Former Prime Minister Tony Abbott has been direct about what needs to happen. He has called on the government to ramp up drilling and exploration "as soon as possible," warning that fossil fuels still supply 90 per cent of Australia's energy needs and that the country remains one of the most oil-dependent in the world. He has also made clear that Australia must urgently expand storage capacity and rebuild domestic production, rather than pretend the problem can be managed through short-term measures.

Nationals leader and former Resources Minister Matt Canavan has gone even further, pointing out that this situation did not appear overnight. "I've been banging the drum for the last decade that we need more fossil fuels," he said, calling for development of the Great Australian Bight, the Beetaloo Basin, and the Canning Basin. Every step of the way, he argues, those efforts were blocked by activists insisting fossil fuels could simply be phased out. Now, as he put it bluntly, those same voices are asking why they cannot fill up their cars.

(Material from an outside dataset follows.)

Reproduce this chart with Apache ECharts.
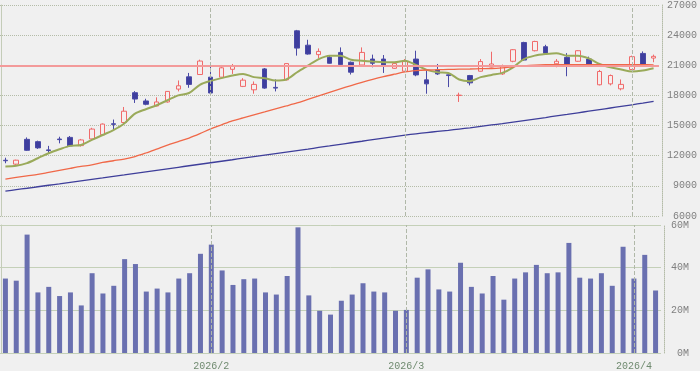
<!DOCTYPE html>
<html>
<head>
<meta charset="utf-8">
<script src="https://cdn.jsdelivr.net/npm/echarts@6/dist/echarts.min.js"></script>
<style>
html,body{margin:0;padding:0;background:#f0f0f0;}
#chart{width:700px;height:371px;}
</style>
</head>
<body>
<div id="chart"></div>
<script>
// ---- data ----
const dates = [
 '2026/1/5','2026/1/6','2026/1/7','2026/1/8','2026/1/9','2026/1/13','2026/1/14','2026/1/15','2026/1/16','2026/1/19',
 '2026/1/20','2026/1/21','2026/1/22','2026/1/23','2026/1/26','2026/1/27','2026/1/28','2026/1/29','2026/1/30',
 '2026/2/2','2026/2/3','2026/2/4','2026/2/5','2026/2/6','2026/2/9','2026/2/10','2026/2/12','2026/2/13','2026/2/16',
 '2026/2/17','2026/2/18','2026/2/19','2026/2/20','2026/2/24','2026/2/25','2026/2/26','2026/2/27',
 '2026/3/2','2026/3/3','2026/3/4','2026/3/5','2026/3/6','2026/3/9','2026/3/10','2026/3/11','2026/3/12','2026/3/13',
 '2026/3/16','2026/3/17','2026/3/18','2026/3/19','2026/3/23','2026/3/24','2026/3/25','2026/3/26','2026/3/27',
 '2026/3/30','2026/3/31',
 '2026/4/1','2026/4/2','2026/4/3'
];
const opens  = [11550,11160,13630,13400,12580,13660,13825,13005,13670,14090,15180,15305,18270,17450,16950,17350,18630,19850,20080,19820,19820,20600,18900,18560,20640,18800,19550,24430,23000,22060,21790,22280,21300,21030,21620,21620,20700,20410,21620,19550,20540,20050,17990,19980,20410,20830,20140,21400,23270,22450,22850,21150,21790,21400,21620,19060,19150,18660,20580,22180,21720];
const closes = [11500,11555,12540,12780,12520,13600,12980,13570,14650,15150,15120,16430,17640,17120,17350,18400,18960,19100,21420,18240,20750,20970,19520,19100,18730,18730,21170,22710,22120,22380,21200,21070,20310,22280,21200,21030,21170,21370,20040,19150,20140,19980,18030,19250,21370,21130,20970,22550,21520,23370,22210,21400,20970,22450,21100,20380,19980,19100,21860,20970,21890];
const lows   = [11250,10960,12480,12680,12190,13230,12910,12910,13570,13960,14610,15250,17250,17020,16920,17280,18400,18760,20040,18210,19800,20140,18830,18170,18660,18400,19500,21960,22060,21720,21170,21030,20080,20970,20800,20240,20650,20380,19910,18170,20040,18830,17350,19000,20380,20800,20040,21300,21460,22380,22060,20800,19910,21350,20870,19000,19000,18500,20540,20870,21300];
const highs  = [11800,11600,13820,13500,12980,13890,13960,13670,14780,15210,15600,16850,18430,17670,17810,18430,19490,20240,21560,20970,21030,21130,19720,19390,20730,19590,21200,24520,23540,22680,21960,22780,21370,22780,22060,22020,21200,21620,22450,20480,21130,20080,18270,20040,21620,22350,21070,22610,23340,23440,23040,21620,22210,22500,21860,20540,20080,19590,21960,22380,22060];
const ma5    = [10930,11000,11260,11750,12250,12640,12980,13070,13570,14060,14550,15210,16190,16630,17020,17520,18010,18240,19060,19450,19720,19980,20140,19820,19720,19490,19590,20310,20970,21620,21960,21960,21560,21460,21370,21300,21300,21460,21030,20540,20310,20240,19590,19420,19820,20040,20240,20800,21620,21960,22120,22210,21960,21960,21690,21130,20800,20580,20380,20480,20700];
const ma25   = [9680,9850,10000,10140,10340,10540,10740,10930,11080,11330,11500,11670,11920,12270,12660,13060,13400,13750,14190,14680,15080,15470,15770,16070,16360,16660,16950,17250,17600,17950,18300,18650,18980,19300,19600,19870,20110,20340,20460,20530,20560,20590,20610,20630,20660,20680,20750,20850,20950,21020,21060,21070,21070,21070,21070,21070,21070,21070,21070,21060,21050];
const ma75   = [8470,8620,8760,8910,9060,9200,9350,9500,9650,9790,9940,10090,10250,10400,10550,10700,10850,11000,11150,11300,11450,11600,11760,11910,12060,12210,12360,12510,12660,12820,12970,13130,13290,13440,13600,13750,13900,14050,14180,14300,14420,14530,14650,14780,14920,15060,15200,15350,15500,15650,15800,15960,16110,16270,16430,16590,16750,16910,17070,17230,17400];
const volumesM = [34.9,33.9,55.5,28.4,31.0,26.7,28.4,22.3,37.4,27.9,31.5,44.0,41.7,28.8,30.2,28.4,34.9,37.4,46.5,50.8,38.7,31.9,34.6,34.9,28.4,27.4,36.1,58.9,27.0,19.8,18.0,24.5,27.4,32.7,28.8,28.4,19.8,20.2,35.3,39.2,29.8,28.8,42.3,31.0,27.9,36.1,25.0,34.9,37.8,41.3,37.4,37.8,51.6,35.3,34.9,37.4,31.5,49.8,34.9,46.0,29.3];
const refPrice = [21000];
const monthTickIdx = [19, 37, 58];
const monthTickLabels = ['2026/2', '2026/3', '2026/4'];
const priceTicks = {min: 6000, max: 27000, interval: 3000};
const volTicks = {min: 0, max: 60, interval: 20};

// ---- build ----
const candleData = opens.map((o, i) => [o, closes[i], lows[i], highs[i]]);
const labelFont = {fontFamily: 'Liberation Mono', fontSize: 10};
const gridLineCol = '#b4bca8';
const vLines = monthTickIdx.map(i => ({xAxis: dates[i], lineStyle: {type: 'dashed', color: '#b0b8a8', width: 1}}));

const chart = echarts.init(document.getElementById('chart'), null, {renderer: 'canvas'});
chart.setOption({
  animation: false,
  backgroundColor: '#f0f0f0',
  grid: [
    {left: 0, right: 39, top: 3, height: 213},
    {left: 0, right: 39, top: 225, height: 129}
  ],
  xAxis: [
    {type: 'category', gridIndex: 0, data: dates, boundaryGap: true,
     axisLine: {show: false}, axisTick: {show: false}, axisLabel: {show: false}, splitLine: {show: false}},
    {type: 'category', gridIndex: 1, data: dates, boundaryGap: true,
     axisLine: {show: false}, axisTick: {show: false}, splitLine: {show: false},
     axisLabel: Object.assign({
       color: '#6f8a6f', margin: 8,
       interval: (idx) => monthTickIdx.indexOf(idx) >= 0,
       formatter: (v, idx) => { const k = monthTickIdx.indexOf(idx); return k >= 0 ? monthTickLabels[k] : ''; }
     }, labelFont)}
  ],
  yAxis: [
    {type: 'value', gridIndex: 0, position: 'right', offset: 3,
     min: priceTicks.min, max: priceTicks.max, interval: priceTicks.interval,
     axisLine: {show: true, lineStyle: {color: gridLineCol, type: 'dotted'}}, axisTick: {show: false},
     axisLabel: Object.assign({color: '#808080', align: 'right', margin: 35, formatter: v => String(v)}, labelFont),
     splitLine: {show: true, lineStyle: {color: gridLineCol, type: 'dotted', width: 1}}},
    {type: 'value', gridIndex: 1, position: 'right', offset: 3,
     min: volTicks.min, max: volTicks.max, interval: volTicks.interval,
     axisLine: {show: true, lineStyle: {color: gridLineCol, type: 'dotted'}}, axisTick: {show: false},
     axisLabel: Object.assign({color: '#808080', align: 'right', margin: 25, formatter: v => v + 'M'}, labelFont),
     splitLine: {show: true, lineStyle: {color: '#c4d0b8', type: 'solid', width: 1}}},
    {type: 'value', gridIndex: 0, position: 'left', offset: -1,
     min: priceTicks.min, max: priceTicks.max, interval: priceTicks.interval,
     axisLine: {show: true, lineStyle: {color: '#c4ccb8'}}, axisTick: {show: false}, axisLabel: {show: false}, splitLine: {show: false}},
    {type: 'value', gridIndex: 1, position: 'left', offset: -1,
     min: volTicks.min, max: volTicks.max, interval: volTicks.interval,
     axisLine: {show: true, lineStyle: {color: '#c4ccb8'}}, axisTick: {show: false}, axisLabel: {show: false}, splitLine: {show: false}}
  ],
  series: [
    {type: 'candlestick', xAxisIndex: 0, yAxisIndex: 0, data: candleData, barWidth: 5,
     itemStyle: {color: '#f6eeee', color0: '#3e3e9e', borderColor: '#f06a6a', borderColor0: '#4a4aa6', borderWidth: 1},
     markLine: {silent: true, symbol: ['none', 'none'], label: {show: false},
       data: [{yAxis: refPrice[0], lineStyle: {type: 'solid', color: '#f39a9a', width: 2}}].concat(vLines)}},
    {type: 'line', name: 'MA5', xAxisIndex: 0, yAxisIndex: 0, data: ma5, symbol: 'none', smooth: 0.3,
     lineStyle: {color: '#9aaa5a', width: 2}},
    {type: 'line', name: 'MA25', xAxisIndex: 0, yAxisIndex: 0, data: ma25, symbol: 'none', smooth: 0.3,
     lineStyle: {color: '#f06848', width: 1.3}},
    {type: 'line', name: 'MA75', xAxisIndex: 0, yAxisIndex: 0, data: ma75, symbol: 'none', smooth: 0.3,
     lineStyle: {color: '#3e3e9a', width: 1.3}},
    {type: 'bar', xAxisIndex: 1, yAxisIndex: 1, data: volumesM, barWidth: 5,
     itemStyle: {color: '#6a70b0'},
     markLine: {silent: true, symbol: ['none', 'none'], label: {show: false}, data: vLines}}
  ]
});
</script>
</body>
</html>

The world still runs on fossil fuels, and until that changes in reality rather than theory, countries that refuse to produce their own will remain exposed to those that do.

Australia now faces the consequences of years of inaction. It is a country rich in energy but dependent on others for supply, a nation that had warnings, data, and opportunity, yet failed to act. The war on Iran did not create this vulnerability, but it has exposed it in the starkest possible terms, and Australians are now paying the price every time they pull up at the bowser.